The 1961 NHRA Winternationals was a National Hot Rod Association (NHRA) drag racing event, held at Pomona Raceway at Los Angeles County Fairgrounds on 19 February.

== History ==
The 1961 Pomona event was NHRA's second to be called Winter Nationals; the first was held in Florida in 1960, in conjunction with NASCAR, and was not a success. It marked a return to NHRA's spiritual home: the association's rules had been written in Southern California, and LACF hosted NHRA's first ever national event, the Southern California Championships, in 1953.

NHRA's Wally Parks worked with the Pomona Valley Timing Association (PVTA) to organize the Winternats.

The Winternats were unusual for Southern California, due to NHRA's ban on nitromethane.

The prizes were modest: four 390 cid Ford V8s, one each for the Top, Middle, Little, and Street Eliminator winners, with a gift certificate for a color television set to the Stock Eliminator winner.

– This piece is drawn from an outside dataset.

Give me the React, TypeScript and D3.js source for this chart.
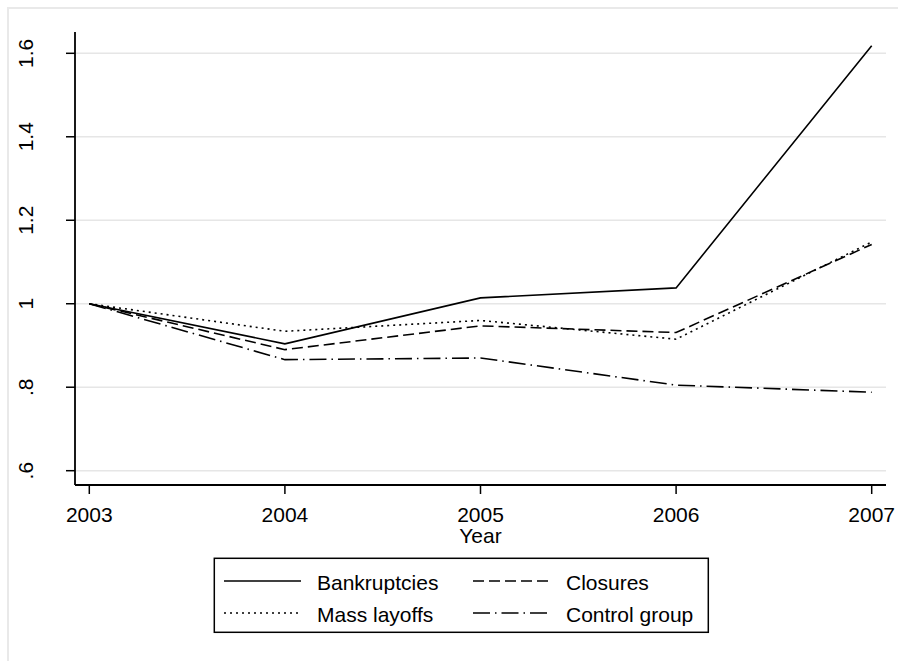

The trophies were paid for by model kit maker AMT.

== Results ==
Jack Chrisman (at the wheel of twin-Chevrolet-engined Howard Cam Special) took Top Eliminator over Tom "Mongoo$e" McEwen (driving for Dick Rea) with an 8.99 in the final.

Mickey Thompson won Middle Eliminator.

Little Eliminator went to Dick Manz (in the Larry Sanchez-owned car), beating Frank Pisano.

Street Eliminator was won by Johnny Loper over "Big John" Mazmanian (driving a Chevrolet Corvette.

Stock Eliminator was won by "Dyno Don" Nicholson, which got him his start in match racing.